**What is needed:**
Among the lines of the listing below, retype exactly those from the one containing "Write the TikZ code for this diagram." through the one containing "(b1l6) at (32,559)", both included. Do not include pictures.

Source records:
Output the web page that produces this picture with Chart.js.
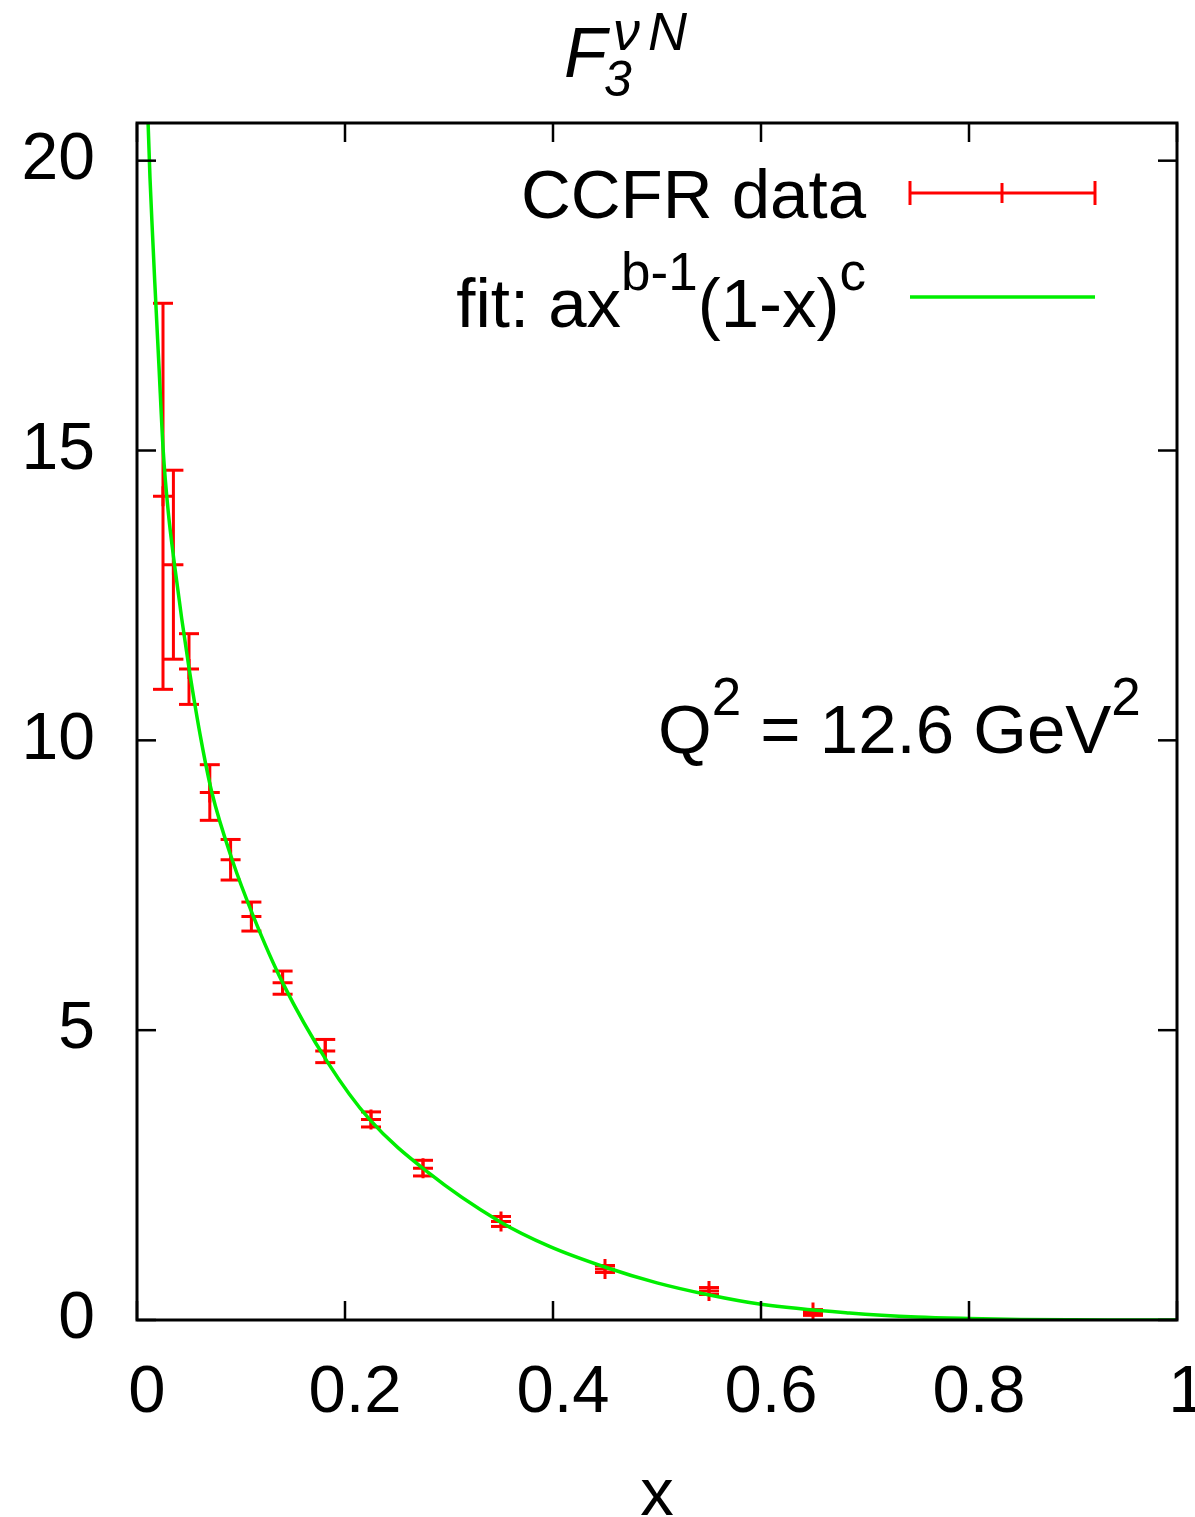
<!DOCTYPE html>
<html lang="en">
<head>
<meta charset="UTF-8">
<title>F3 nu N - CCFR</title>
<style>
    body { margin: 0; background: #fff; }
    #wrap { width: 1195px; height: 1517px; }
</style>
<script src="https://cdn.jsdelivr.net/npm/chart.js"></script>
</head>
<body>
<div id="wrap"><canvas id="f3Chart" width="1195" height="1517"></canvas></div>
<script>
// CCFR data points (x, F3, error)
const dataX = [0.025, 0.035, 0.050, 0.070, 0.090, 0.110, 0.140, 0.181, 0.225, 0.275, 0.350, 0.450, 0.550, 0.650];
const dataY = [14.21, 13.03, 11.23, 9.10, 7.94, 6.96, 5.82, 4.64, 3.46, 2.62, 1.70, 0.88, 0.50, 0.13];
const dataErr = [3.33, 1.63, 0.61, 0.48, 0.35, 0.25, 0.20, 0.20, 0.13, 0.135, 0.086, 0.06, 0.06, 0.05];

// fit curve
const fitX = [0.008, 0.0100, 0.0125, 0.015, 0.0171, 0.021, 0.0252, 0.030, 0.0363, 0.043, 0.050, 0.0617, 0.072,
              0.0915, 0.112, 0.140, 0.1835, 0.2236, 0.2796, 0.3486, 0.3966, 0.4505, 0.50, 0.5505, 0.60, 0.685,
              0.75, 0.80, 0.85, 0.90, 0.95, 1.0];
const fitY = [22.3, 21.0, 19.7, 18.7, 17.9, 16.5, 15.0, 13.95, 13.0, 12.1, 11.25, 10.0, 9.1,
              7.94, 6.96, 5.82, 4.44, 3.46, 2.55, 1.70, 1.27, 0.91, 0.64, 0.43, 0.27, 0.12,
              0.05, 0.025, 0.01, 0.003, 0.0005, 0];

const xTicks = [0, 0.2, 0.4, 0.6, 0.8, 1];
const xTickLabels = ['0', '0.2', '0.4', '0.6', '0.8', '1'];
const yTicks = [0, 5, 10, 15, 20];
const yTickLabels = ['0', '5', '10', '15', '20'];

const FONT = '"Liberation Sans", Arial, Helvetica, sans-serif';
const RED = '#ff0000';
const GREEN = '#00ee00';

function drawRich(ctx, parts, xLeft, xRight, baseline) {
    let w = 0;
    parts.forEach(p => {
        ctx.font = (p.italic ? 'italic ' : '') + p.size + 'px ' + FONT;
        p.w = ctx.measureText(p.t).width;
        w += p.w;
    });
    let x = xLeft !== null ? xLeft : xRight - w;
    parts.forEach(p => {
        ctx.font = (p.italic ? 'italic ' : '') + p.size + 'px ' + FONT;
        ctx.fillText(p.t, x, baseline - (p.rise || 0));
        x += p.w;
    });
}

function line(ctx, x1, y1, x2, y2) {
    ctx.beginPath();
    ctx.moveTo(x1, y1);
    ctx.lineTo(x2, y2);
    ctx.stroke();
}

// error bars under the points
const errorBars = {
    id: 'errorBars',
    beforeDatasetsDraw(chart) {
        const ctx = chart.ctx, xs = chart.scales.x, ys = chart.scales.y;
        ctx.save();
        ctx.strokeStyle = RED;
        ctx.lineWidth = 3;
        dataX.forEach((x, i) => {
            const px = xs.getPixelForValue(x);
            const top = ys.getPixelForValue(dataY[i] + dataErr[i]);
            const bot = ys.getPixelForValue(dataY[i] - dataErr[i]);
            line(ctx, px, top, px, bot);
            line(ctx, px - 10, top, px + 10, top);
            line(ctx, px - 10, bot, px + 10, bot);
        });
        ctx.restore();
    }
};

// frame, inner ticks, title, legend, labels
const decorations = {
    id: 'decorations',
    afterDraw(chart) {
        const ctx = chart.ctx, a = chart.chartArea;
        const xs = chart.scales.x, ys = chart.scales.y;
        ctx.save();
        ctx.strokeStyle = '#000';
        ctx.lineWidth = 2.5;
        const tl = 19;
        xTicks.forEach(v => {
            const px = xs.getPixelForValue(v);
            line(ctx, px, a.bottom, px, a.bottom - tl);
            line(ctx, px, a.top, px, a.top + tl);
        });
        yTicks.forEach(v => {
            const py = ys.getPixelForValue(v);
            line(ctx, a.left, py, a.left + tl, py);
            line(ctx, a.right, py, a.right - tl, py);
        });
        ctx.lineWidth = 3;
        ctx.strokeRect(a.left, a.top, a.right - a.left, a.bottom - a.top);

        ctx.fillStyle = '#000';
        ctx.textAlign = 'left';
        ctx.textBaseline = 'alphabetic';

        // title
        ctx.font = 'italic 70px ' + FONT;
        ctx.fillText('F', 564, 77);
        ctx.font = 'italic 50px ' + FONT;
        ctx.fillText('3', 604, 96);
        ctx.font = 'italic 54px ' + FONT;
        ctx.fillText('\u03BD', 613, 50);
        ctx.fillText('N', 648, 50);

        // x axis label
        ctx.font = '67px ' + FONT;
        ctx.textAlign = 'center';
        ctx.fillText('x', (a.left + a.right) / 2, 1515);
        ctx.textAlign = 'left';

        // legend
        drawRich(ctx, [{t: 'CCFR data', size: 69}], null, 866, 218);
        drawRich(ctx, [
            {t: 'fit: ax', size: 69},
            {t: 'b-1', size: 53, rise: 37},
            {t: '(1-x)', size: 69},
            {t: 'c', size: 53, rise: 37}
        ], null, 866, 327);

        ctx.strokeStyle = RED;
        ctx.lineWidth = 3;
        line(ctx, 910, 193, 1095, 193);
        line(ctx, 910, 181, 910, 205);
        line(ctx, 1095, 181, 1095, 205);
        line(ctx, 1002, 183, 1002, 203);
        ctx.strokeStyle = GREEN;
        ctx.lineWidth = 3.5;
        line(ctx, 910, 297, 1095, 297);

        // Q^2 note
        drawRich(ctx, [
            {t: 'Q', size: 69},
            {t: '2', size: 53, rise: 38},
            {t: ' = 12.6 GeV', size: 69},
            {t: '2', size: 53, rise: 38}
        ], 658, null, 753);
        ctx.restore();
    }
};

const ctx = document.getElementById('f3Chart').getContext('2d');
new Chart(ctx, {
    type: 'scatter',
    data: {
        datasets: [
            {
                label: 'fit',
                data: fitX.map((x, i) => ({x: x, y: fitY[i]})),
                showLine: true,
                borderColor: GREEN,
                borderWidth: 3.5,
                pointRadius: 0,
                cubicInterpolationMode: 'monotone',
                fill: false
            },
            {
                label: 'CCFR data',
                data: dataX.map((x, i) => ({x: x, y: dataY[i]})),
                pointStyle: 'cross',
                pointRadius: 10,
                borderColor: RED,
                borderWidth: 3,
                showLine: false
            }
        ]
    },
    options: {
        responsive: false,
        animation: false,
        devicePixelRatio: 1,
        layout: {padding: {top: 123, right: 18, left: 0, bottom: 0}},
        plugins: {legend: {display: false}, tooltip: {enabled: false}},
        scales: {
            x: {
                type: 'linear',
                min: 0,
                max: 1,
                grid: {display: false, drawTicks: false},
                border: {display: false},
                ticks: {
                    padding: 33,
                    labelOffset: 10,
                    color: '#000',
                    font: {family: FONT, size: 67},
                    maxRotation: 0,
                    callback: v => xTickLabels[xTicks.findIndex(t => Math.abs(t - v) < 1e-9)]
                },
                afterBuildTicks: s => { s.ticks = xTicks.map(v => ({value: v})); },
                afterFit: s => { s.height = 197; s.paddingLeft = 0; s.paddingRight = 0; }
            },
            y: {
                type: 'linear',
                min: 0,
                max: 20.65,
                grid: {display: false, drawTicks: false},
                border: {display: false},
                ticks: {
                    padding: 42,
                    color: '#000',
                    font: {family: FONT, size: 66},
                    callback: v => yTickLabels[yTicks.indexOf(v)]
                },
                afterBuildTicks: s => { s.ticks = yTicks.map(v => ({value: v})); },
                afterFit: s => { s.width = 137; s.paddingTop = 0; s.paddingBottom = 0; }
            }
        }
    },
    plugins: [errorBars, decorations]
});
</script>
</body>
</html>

---

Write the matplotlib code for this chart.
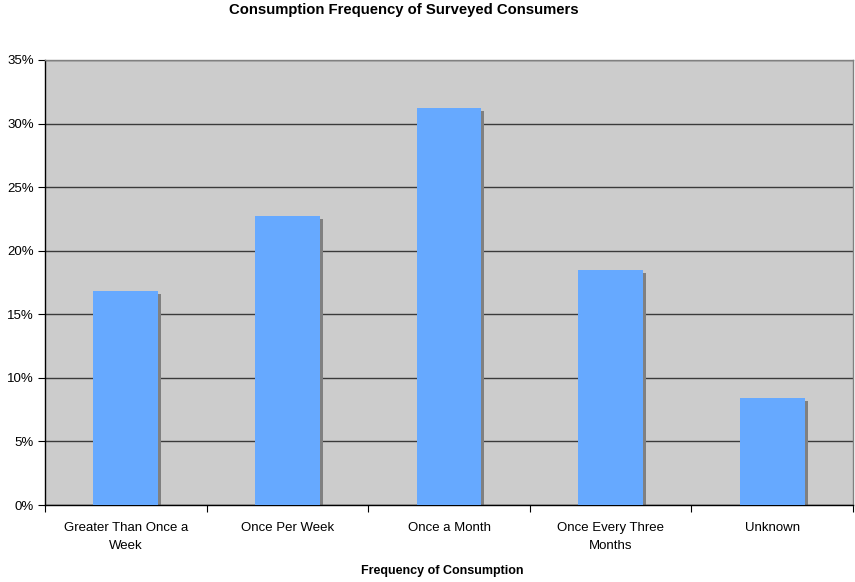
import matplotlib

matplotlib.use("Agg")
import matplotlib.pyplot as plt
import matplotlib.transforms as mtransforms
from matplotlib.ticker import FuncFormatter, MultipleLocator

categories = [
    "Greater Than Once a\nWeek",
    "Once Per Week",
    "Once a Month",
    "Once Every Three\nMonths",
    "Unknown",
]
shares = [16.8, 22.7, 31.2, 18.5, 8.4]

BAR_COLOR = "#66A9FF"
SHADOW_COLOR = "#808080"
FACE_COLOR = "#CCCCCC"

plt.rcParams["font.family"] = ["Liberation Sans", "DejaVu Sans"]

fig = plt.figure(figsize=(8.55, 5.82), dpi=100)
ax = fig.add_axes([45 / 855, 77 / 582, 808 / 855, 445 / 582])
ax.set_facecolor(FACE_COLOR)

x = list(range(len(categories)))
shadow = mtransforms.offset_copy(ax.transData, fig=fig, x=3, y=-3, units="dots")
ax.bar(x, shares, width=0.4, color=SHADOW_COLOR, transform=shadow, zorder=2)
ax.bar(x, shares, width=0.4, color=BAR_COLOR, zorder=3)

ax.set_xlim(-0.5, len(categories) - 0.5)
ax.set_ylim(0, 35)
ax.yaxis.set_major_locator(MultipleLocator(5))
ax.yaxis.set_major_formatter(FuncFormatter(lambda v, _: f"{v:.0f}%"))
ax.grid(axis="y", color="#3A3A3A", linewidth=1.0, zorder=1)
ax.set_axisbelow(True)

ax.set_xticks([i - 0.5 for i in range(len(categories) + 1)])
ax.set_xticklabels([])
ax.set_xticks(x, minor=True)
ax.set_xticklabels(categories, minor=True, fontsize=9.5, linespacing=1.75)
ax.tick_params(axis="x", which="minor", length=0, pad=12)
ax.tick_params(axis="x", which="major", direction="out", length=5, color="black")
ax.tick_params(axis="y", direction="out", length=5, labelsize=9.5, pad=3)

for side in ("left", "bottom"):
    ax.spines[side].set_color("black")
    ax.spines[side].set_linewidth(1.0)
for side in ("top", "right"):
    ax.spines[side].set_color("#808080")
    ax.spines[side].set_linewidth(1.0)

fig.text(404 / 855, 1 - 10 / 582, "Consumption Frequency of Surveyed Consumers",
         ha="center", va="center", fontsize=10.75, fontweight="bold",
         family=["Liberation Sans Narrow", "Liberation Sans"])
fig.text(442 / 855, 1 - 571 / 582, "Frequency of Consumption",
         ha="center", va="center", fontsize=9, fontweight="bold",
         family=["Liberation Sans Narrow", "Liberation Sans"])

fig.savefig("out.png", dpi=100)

==

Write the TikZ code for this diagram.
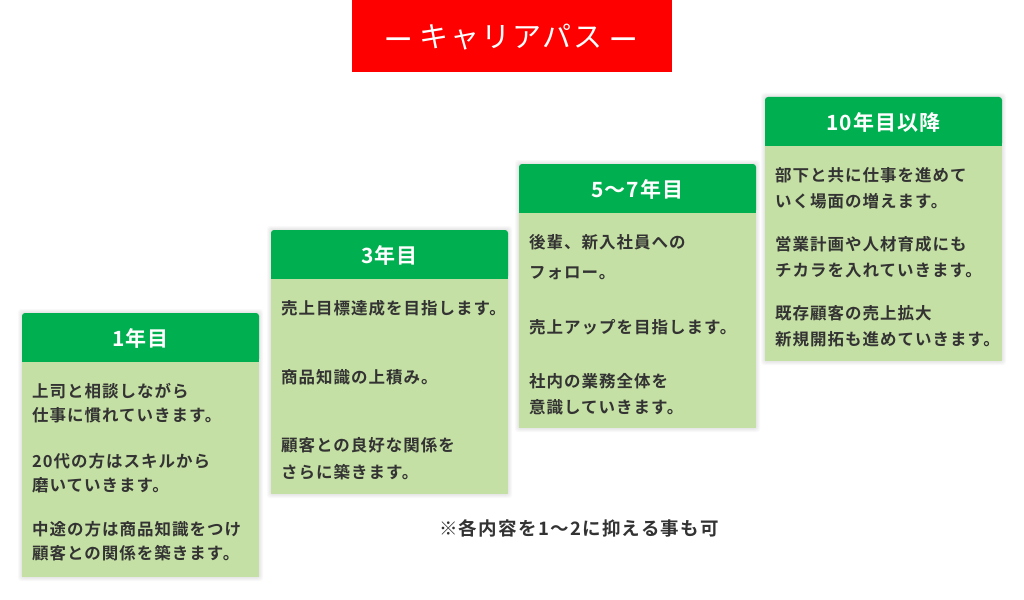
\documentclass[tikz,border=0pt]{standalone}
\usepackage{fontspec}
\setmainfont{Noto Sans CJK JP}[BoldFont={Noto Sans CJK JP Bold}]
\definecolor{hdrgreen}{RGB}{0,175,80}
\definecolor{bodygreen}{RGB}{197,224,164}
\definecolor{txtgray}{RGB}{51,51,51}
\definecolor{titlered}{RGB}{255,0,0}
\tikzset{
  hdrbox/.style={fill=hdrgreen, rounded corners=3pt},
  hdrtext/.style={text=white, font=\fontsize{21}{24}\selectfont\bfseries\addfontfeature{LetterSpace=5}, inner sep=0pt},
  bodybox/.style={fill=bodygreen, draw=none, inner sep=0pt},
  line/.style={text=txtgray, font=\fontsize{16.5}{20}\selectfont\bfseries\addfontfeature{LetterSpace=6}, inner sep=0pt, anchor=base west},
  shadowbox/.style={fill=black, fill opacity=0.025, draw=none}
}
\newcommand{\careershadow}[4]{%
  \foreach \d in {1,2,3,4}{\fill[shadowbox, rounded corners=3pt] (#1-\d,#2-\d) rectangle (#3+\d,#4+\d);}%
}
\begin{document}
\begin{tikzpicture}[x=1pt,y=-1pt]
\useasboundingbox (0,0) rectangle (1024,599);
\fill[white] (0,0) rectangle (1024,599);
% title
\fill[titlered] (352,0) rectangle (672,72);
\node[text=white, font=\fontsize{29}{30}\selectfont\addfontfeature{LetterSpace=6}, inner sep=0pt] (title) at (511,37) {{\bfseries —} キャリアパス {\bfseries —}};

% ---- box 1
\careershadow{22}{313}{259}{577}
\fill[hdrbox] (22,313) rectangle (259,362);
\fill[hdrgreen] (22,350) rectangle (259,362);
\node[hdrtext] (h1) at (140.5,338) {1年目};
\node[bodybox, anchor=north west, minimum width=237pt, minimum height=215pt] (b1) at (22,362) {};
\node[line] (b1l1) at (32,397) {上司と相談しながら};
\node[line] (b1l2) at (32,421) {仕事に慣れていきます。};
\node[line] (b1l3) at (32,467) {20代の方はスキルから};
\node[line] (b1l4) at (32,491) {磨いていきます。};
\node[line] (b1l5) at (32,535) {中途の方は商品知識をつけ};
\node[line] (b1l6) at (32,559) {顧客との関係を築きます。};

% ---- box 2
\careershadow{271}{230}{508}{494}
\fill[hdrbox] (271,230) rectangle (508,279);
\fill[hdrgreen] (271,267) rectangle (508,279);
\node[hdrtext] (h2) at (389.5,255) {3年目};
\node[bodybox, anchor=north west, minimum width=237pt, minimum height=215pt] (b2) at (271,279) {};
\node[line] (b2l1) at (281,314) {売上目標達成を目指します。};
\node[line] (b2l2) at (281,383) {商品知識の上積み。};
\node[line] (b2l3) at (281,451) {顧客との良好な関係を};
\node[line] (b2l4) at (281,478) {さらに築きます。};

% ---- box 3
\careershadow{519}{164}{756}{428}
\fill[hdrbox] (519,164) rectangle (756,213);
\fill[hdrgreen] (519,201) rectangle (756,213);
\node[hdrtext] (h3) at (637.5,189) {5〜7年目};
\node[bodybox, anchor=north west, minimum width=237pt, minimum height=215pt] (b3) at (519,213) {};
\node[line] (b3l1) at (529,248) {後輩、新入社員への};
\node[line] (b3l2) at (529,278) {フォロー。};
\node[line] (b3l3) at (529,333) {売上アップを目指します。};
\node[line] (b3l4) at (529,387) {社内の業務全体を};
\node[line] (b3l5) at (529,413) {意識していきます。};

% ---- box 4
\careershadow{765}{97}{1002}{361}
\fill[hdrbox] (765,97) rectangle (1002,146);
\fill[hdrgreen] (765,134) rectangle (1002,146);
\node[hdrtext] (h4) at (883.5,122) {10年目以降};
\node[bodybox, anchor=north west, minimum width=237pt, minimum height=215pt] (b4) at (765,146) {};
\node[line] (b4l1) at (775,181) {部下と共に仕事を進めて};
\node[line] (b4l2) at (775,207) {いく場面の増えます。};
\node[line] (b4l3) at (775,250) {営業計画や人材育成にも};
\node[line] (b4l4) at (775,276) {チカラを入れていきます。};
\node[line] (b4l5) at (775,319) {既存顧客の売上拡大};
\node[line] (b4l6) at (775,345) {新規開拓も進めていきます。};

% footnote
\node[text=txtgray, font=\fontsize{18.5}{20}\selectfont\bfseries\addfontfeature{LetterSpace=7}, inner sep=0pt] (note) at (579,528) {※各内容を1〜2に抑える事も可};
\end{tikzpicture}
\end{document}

**Result of this task:**
Write the TikZ code for this diagram.
\documentclass[tikz,border=0pt]{standalone}
\usepackage{fontspec}
\setmainfont{Noto Sans CJK JP}[BoldFont={Noto Sans CJK JP Bold}]
\definecolor{hdrgreen}{RGB}{0,175,80}
\definecolor{bodygreen}{RGB}{197,224,164}
\definecolor{txtgray}{RGB}{51,51,51}
\definecolor{titlered}{RGB}{255,0,0}
\tikzset{
  hdrbox/.style={fill=hdrgreen, rounded corners=3pt},
  hdrtext/.style={text=white, font=\fontsize{21}{24}\selectfont\bfseries\addfontfeature{LetterSpace=5}, inner sep=0pt},
  bodybox/.style={fill=bodygreen, draw=none, inner sep=0pt},
  line/.style={text=txtgray, font=\fontsize{16.5}{20}\selectfont\bfseries\addfontfeature{LetterSpace=6}, inner sep=0pt, anchor=base west},
  shadowbox/.style={fill=black, fill opacity=0.025, draw=none}
}
\newcommand{\careershadow}[4]{%
  \foreach \d in {1,2,3,4}{\fill[shadowbox, rounded corners=3pt] (#1-\d,#2-\d) rectangle (#3+\d,#4+\d);}%
}
\begin{document}
\begin{tikzpicture}[x=1pt,y=-1pt]
\useasboundingbox (0,0) rectangle (1024,599);
\fill[white] (0,0) rectangle (1024,599);
% title
\fill[titlered] (352,0) rectangle (672,72);
\node[text=white, font=\fontsize{29}{30}\selectfont\addfontfeature{LetterSpace=6}, inner sep=0pt] (title) at (511,37) {{\bfseries —} キャリアパス {\bfseries —}};

% ---- box 1
\careershadow{22}{313}{259}{577}
\fill[hdrbox] (22,313) rectangle (259,362);
\fill[hdrgreen] (22,350) rectangle (259,362);
\node[hdrtext] (h1) at (140.5,338) {1年目};
\node[bodybox, anchor=north west, minimum width=237pt, minimum height=215pt] (b1) at (22,362) {};
\node[line] (b1l1) at (32,397) {上司と相談しながら};
\node[line] (b1l2) at (32,421) {仕事に慣れていきます。};
\node[line] (b1l3) at (32,467) {20代の方はスキルから};
\node[line] (b1l4) at (32,491) {磨いていきます。};
\node[line] (b1l5) at (32,535) {中途の方は商品知識をつけ};
\node[line] (b1l6) at (32,559) {顧客との関係を築きます。};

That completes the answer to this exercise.